The waiting room cannot hold more than NUM_WAITING_CHAIRS customers. The waitingRoom lock must be held in order to examine the number of waiting customers, and the number waiting is incremented if the waiting room is not full before the lock is released. The number of waiting customers is decremented exactly once for every time it is incremented, so it is an accurate count of the number of waiting customers.
At most one customer can be in the barber chair at once. A mutex lock prevents more than one customer from possessing the chair at a time.
The following events are properly sequenced: customer waits in waiting room, customer sits in barber chair, barber cuts customer's hair, barber finishes haircut, customer leaves. The customer begins by waiting in the waiting room for the barber chair to become availabe. Only one customer at a time can acquire the barber chair lock, and the barber chair lock must be acquired before the customer can sit down. The customer now cannot proceed past waiting for the haircut to finish until the barber has finished the haircut. Meanwhile, the barber cannot proceed past the "waiting for customers" stage until signalled by the customer, which occurs after the customer has sat in the barber chair. The barber then cuts the hair and finishes the haircut, signalling the customer that the haircut is complete. The customer is then able to leave. The barber cannot proceed past the "waiting for customers" stage again until the next customer is seated in the barber's chair. Since only one customer at a time can make it past the "acquire barber chair lock" step, the right customer is signalled when the barber finishes the haircut. (This can also be demonstrated by lining up the customer and barber code side-by-side, pairing the signals and waits on the semaphores - the parts of the customer and barber which overlap between the signals and waits can safely be executed in any order, and using semaphores means that it is OK if one signals before the other waits.)

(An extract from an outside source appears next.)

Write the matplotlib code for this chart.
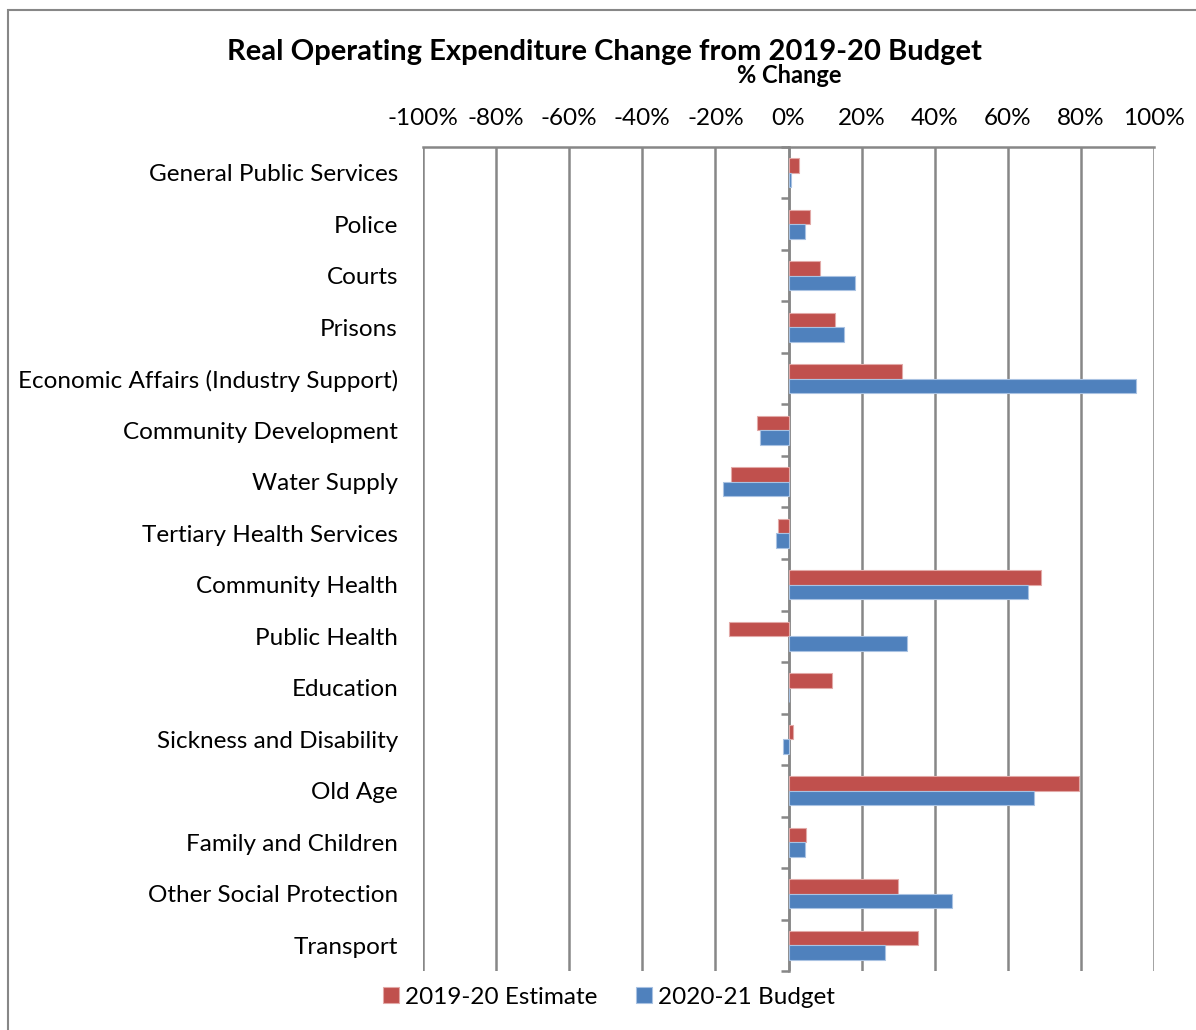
# Real operating expenditure change chart, excel style horizontal bars

import matplotlib.pyplot as plt
from matplotlib.lines import Line2D
from matplotlib.ticker import FixedLocator

plt.rcParams['font.family'] = ['Lato', 'DejaVu Sans']

categories = ['General Public Services', 'Police', 'Courts', 'Prisons',
              'Economic Affairs (Industry Support)', 'Community Development',
              'Water Supply', 'Tertiary Health Services', 'Community Health',
              'Public Health', 'Education', 'Sickness and Disability', 'Old Age',
              'Family and Children', 'Other Social Protection', 'Transport']
estimate_1920 = [3.0, 5.9, 8.6, 12.7, 31.1, -8.6, -15.7, -2.9, 69.0, -16.3, 12.0,
                 1.3, 79.6, 4.8, 30.0, 35.5]
budget_2021 = [0.6, 4.4, 18.2, 15.3, 95.2, -7.9, -17.9, -3.4, 65.4, 32.5, 0.0,
               -1.5, 67.3, 4.5, 44.7, 26.5]
xticks = list(range(-100, 101, 20))

red = '#C0504D'
blue = '#4F81BD'
grey = '#878787'

fig = plt.figure(figsize=(11.96, 10.30), dpi=100)
ax = fig.add_axes([423/1196, 1 - 971/1030, 731/1196, 824/1030])

n = len(categories)
pos = list(range(n))
h = 0.28
ax.barh([p - h/2 for p in pos], estimate_1920, height=h, color=red,
        edgecolor='#E2A9A7', linewidth=0.8, label='2019-20 Estimate', zorder=3)
ax.barh([p + h/2 for p in pos], budget_2021, height=h, color=blue,
        edgecolor='#A9C2E2', linewidth=0.8, label='2020-21 Budget', zorder=3)

ax.set_xlim(-100, 100)
ax.set_ylim(n - 0.5, -0.5)

# x axis on top
ax.xaxis.set_ticks_position('top')
ax.set_xticks(xticks)
ax.set_xticklabels([f'{t}%' for t in xticks], fontsize=17.5)
ax.tick_params(axis='x', length=0, pad=13)
ax.grid(axis='x', color=grey, linewidth=1.8, zorder=0)

for s in ['bottom', 'right']:
    ax.spines[s].set_visible(False)
ax.spines['top'].set_color(grey)
ax.spines['top'].set_linewidth(1.8)

# vertical axis crosses at 0 with boundary ticks
ax.spines['left'].set_position(('data', 0))
ax.spines['left'].set_color(grey)
ax.spines['left'].set_linewidth(1.8)
ax.set_yticks(pos)
ax.set_yticklabels([])
ax.tick_params(axis='y', which='major', length=0)
ax.yaxis.set_minor_locator(FixedLocator([p - 0.5 for p in pos] + [n - 0.5]))
ax.tick_params(axis='y', which='minor', length=6, width=1.8, color=grey,
               direction='out')

# category labels at the far left
sec = ax.secondary_yaxis('left')
sec.set_yticks(pos)
sec.set_yticklabels(categories, fontsize=17.5)
sec.tick_params(length=0, pad=18)
sec.spines['left'].set_visible(False)

fig.text(0.505, 0.9495, 'Real Operating Expenditure Change from 2019-20 Budget',
         ha='center', va='center', fontsize=21, fontweight='bold')
fig.text(0.6597, 0.927, '% Change', ha='center', va='center', fontsize=17,
         fontweight='bold')

fig.legend(loc='center', bbox_to_anchor=(0.509, 0.032), ncol=2, frameon=False,
           fontsize=17.5, handlelength=0.65, handleheight=0.65, columnspacing=1.6,
           handletextpad=0.25)

# chart frame, cut at right and bottom like the original
fig.add_artist(Line2D([10/1196, 1], [1 - 10/1030, 1 - 10/1030],
                      color=grey, linewidth=1.5))
fig.add_artist(Line2D([8/1196, 8/1196], [0, 1 - 10/1030],
                      color=grey, linewidth=1.5))

fig.savefig('out.png', dpi=100)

The barber doesn't oversleep and miss a customer sitting in the barber chair. Each customer signals the barber when they've sat down, and using semaphores means that the order in which the customer signals and the barber waits doesn't matter. (With a condition variable, if the customer signalled before the barber went back to sleep after the previous customer, the barber would miss the wakeup call.)
There is no deadlock. The only time that hold-and-wait occurs is when the customer is holding the barberchair lock and is attempting to acquire the waitingRoom lock. However, whenever the waitingRoom lock is held, there is nothing (other than the scheduling of the thread to run) to prevent the lock from being released.